Container Shipping to Witness 'Rate War' in 2023
The year 2022 was all about tight capacity and exceptionally high container rates. Towards the latter half of the year, the prices started to plummet and continue to crash as we transition into the new year, according to the market forecaster issued by Container xChange, the online container logistics platform.
There is significant market volatility that continues to disrupt the container shipping industry. With a significant oversupply of containers and a further influx of more TEUs in 2023, Shipping lines continue to reduce vessel capacity and suspend services by considerable blank sailings.
In a recent advisory, Maersk indicates that it will continue to ‘make capacity adjustments on services from Asia to North America, Europe and the Mediterranean to better align with demand fluctuations.’ There is a similar trend echoing in the industry.
Christian Roeloffs, Cofounder and CEO, of Container xChange, an online platform for container logistics commented: “In 2023, there is a high possibility of an all-out price war. It doesn’t seem that the capacity restrictions that we have seen in the past two years are due to return, so we’ll just have ample capacity both on the vessel as well as on the container side.
Vincent Clerc Appointed New CEO of A. P. Møller - Mærsk A/S
"With the competitive dynamics in the container shipping and liner industry, I don’t expect especially the big players to hold back, and we do expect prices to come down to almost variable costs. We also foresee market consolidation.”
This is starting with initially carriers defaulting and reducing their fleet. Recently, there was news about CHINA United Lines, an emerging carrier on transpacific and Asia-Europe services, being at risk of defaulting on a charterparty involving more than 10 containerships.
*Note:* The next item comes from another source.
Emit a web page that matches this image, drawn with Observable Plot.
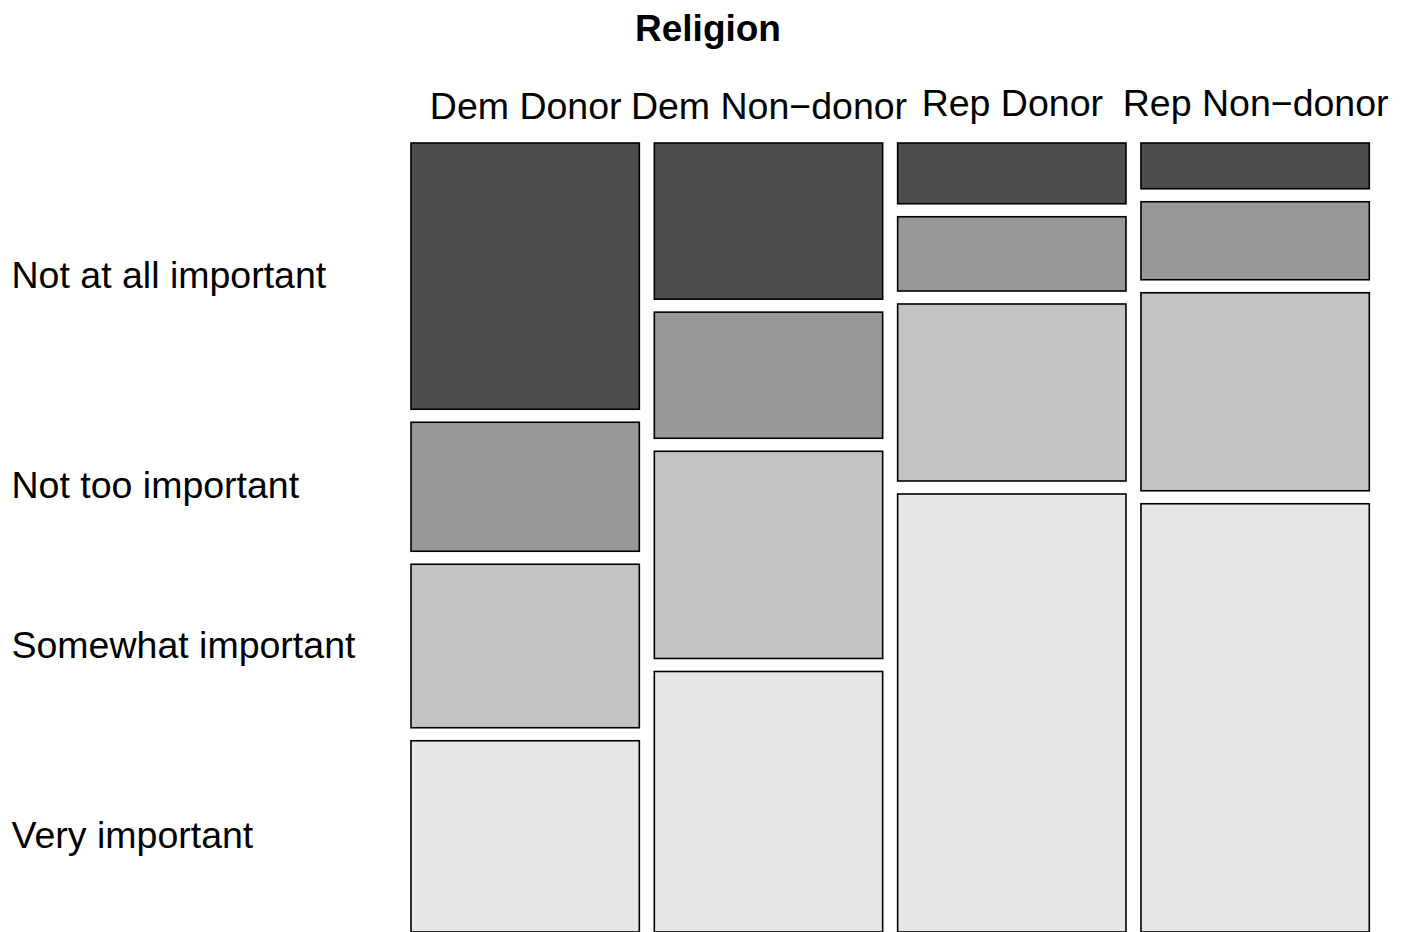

“Into the year 2023, freight forwarders will be able to go window shopping quite a lot, and there’s going to be a lot of room for negotiation, especially in the early parts of the year. Contract rates will follow suit as spot rates fall significantly.” Roeloffs added.
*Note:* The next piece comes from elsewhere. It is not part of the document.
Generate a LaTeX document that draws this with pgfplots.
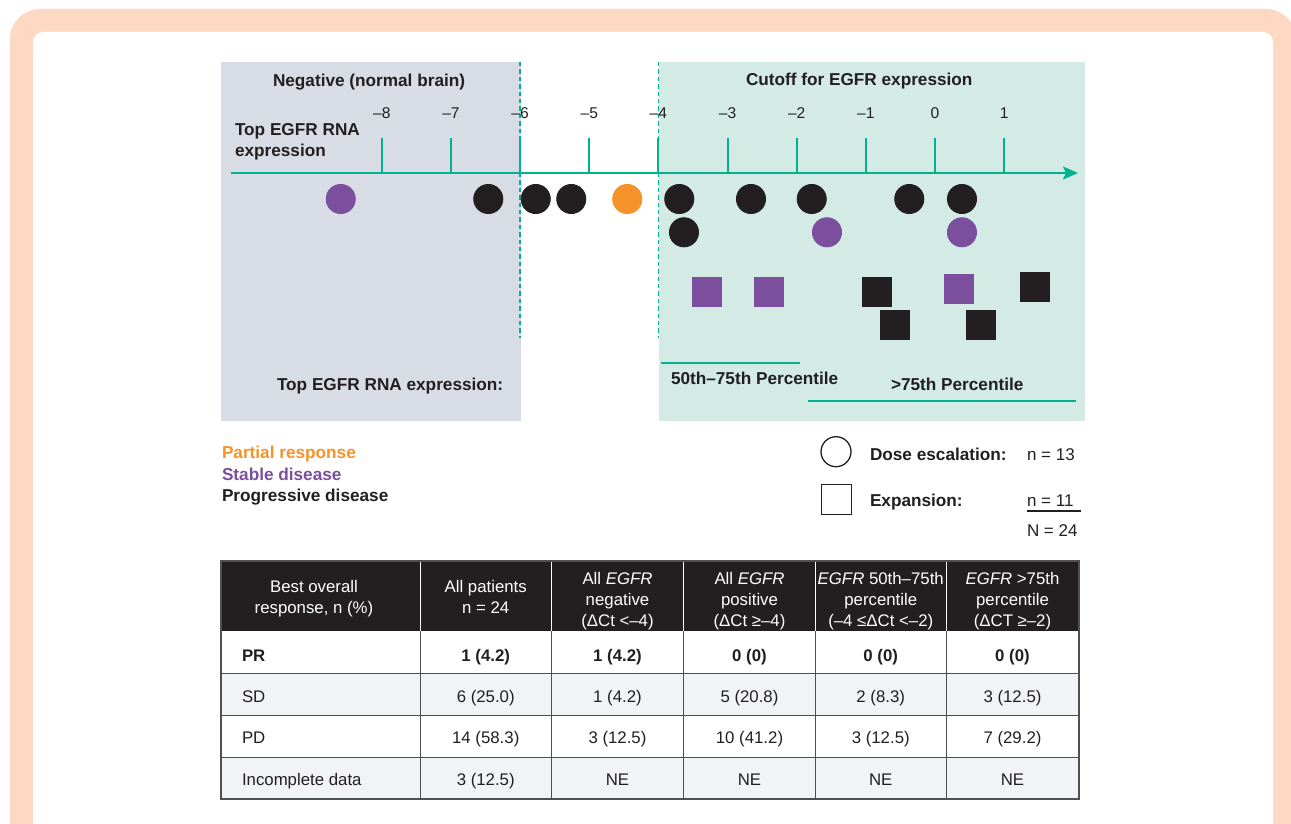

“We will continue to see efforts towards diversification of supply chain sourcing and manufacturing out of China.
"This is a long-term view, and it will need vision and strategy from companies looking for a more resilient supply chain. We will witness increased container volumes intra-Asia and more countries will emerge as potential alternatives like Vietnam, India and more.”
“In such an environment where there will be tighter margins for freight forwarders and traders, the cost is going to be everything. Leaders will look for ways to efficiency and business sustenance.
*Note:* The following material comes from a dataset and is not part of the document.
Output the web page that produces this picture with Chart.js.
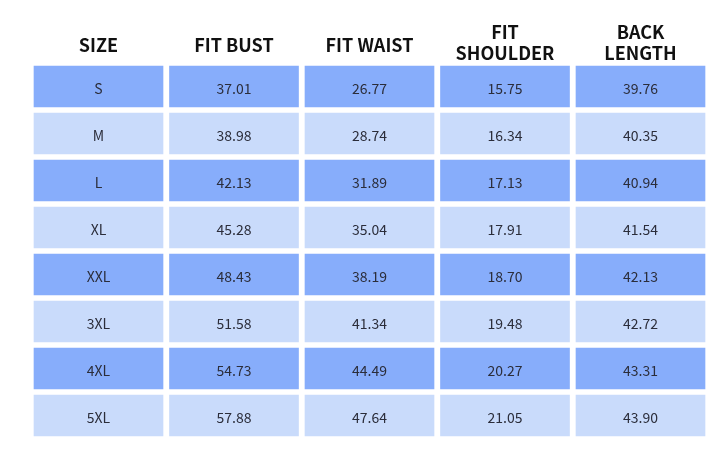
<!DOCTYPE html>
<html>
<head>
<meta charset="utf-8">
<script src="https://cdn.jsdelivr.net/npm/chart.js@4"></script>
<style>
  html, body { margin: 0; padding: 0; background: #fff; }
  #wrap { width: 726px; height: 454px; }
</style>
</head>
<body>
<div id="wrap"><canvas id="c"></canvas></div>
<script>
const sizes      = ['S', 'M', 'L', 'XL', 'XXL', '3XL', '4XL', '5XL'];
const headers    = [['SIZE'], ['FIT BUST'], ['FIT WAIST'], ['FIT', 'SHOULDER'], ['BACK', 'LENGTH']];
const fitBust    = [37.01, 38.98, 42.13, 45.28, 48.43, 51.58, 54.73, 57.88];
const fitWaist   = [26.77, 28.74, 31.89, 35.04, 38.19, 41.34, 44.49, 47.64];
const fitShoulder= [15.75, 16.34, 17.13, 17.91, 18.70, 19.48, 20.27, 21.05];
const backLength = [39.76, 40.35, 40.94, 41.54, 42.13, 42.72, 43.31, 43.90];

const columns = [
    sizes,
    fitBust.map(v => v.toFixed(2)),
    fitWaist.map(v => v.toFixed(2)),
    fitShoulder.map(v => v.toFixed(2)),
    backLength.map(v => v.toFixed(2)),
];

const DARK  = '#87adfb';
const LIGHT = '#c9dbfb';
const FONT  = '"Noto Sans CJK SC", "Noto Sans", sans-serif';

// each column is one dataset of floating horizontal bars spanning [c, c+1]
const datasets = columns.map((col, c) => ({
    data: col.map(() => [c, c + 1]),
    texts: col,
    backgroundColor: col.map((_, r) => r % 2 === 0 ? DARK : LIGHT),
    borderColor: '#ffffff',
    borderWidth: { left: 3.25, right: 3.25, top: 3, bottom: 3 },
    borderSkipped: false,
    grouped: false,
    barPercentage: 1,
    categoryPercentage: 1,
}));

const cellText = {
    id: 'cellText',
    afterDatasetsDraw(chart) {
        const { ctx, scales } = chart;
        ctx.save();
        ctx.textAlign = 'center';
        ctx.textBaseline = 'middle';

        ctx.fillStyle = '#2b2d3a';
        ctx.font = `400 14px ${FONT}`;
        chart.data.datasets.forEach((ds, i) => {
            chart.getDatasetMeta(i).data.forEach((bar, j) => {
                const p = bar.getCenterPoint();
                ctx.fillText(ds.texts[j], p.x, p.y + 2);
            });
        });

        // column headers above the cells
        ctx.fillStyle = '#111111';
        ctx.font = `700 18px ${FONT}`;
        headers.forEach((lines, c) => {
            const x = scales.x.getPixelForValue(c + 0.5);
            if (lines.length === 1) {
                ctx.fillText(lines[0], x, 45);
            } else {
                ctx.fillText(lines[0], x, 32);
                ctx.fillText(lines[1], x, 53);
            }
        });
        ctx.restore();
    },
};

new Chart(document.getElementById('c'), {
    type: 'bar',
    data: { labels: sizes, datasets },
    options: {
        indexAxis: 'y',
        responsive: true,
        maintainAspectRatio: false,
        animation: false,
        layout: { padding: { left: 30.75, right: 17.75, top: 63, bottom: 15 } },
        plugins: {
            legend: { display: false },
            tooltip: { enabled: false },
        },
        scales: {
            x: { type: 'linear', min: 0, max: 5, display: false },
            y: { type: 'category', display: false },
        },
    },
    plugins: [cellText],
});
</script>
</body>
</html>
"Technology offers a great opportunity for leaders to minimise risk with data visibility and transparency while also maintaining a healthy partner portfolio that helps greatly in testing times.”
Dr. Johannes Schlingmeier, cofounder and CEO, Container xChange said: “Tight grip on costs becomes paramount for freight forwarders into the year 2023. While on one hand there will be a great deal of negotiation with shipping lines and on the other hand, operational cost optimisation will be crucial for the forwarders.
"There will be careful monitoring into the demurrage and detention charges for instance, insurance charges, claims etc.
"As capacity on the ocean side becomes more abundant, there is a valid business case for using SOCs which not just offer flexibility but greater control to the forwarders.”
To think of the situation from a more macro-lens, it seems that what was experienced in the past three years is a natural reaction of market forces of demand and supply resulting from the disruptions like covid-19 and subsequent lockdowns, the war in Ukraine by Russia, geopolitical risks and many more.
Container prices skyrocketed soon after the pandemic hit because there were not enough containers to fulfil the rising demand and that’s when retailers and importers started to stock much more in advance to avoid the historic port congestions.
The pre-peak season in 2022 saw record container throughput in import-heavy ports. Now that the stocks have been filled, the demand is plummeting. Inflation and the energy crisis are leading up to cautious spending which will have its own impact on the container industry.
The shipping industry will survive this and again start to see normal activity levels in the future, though not immediate future. The good part is, that the worst is behind us.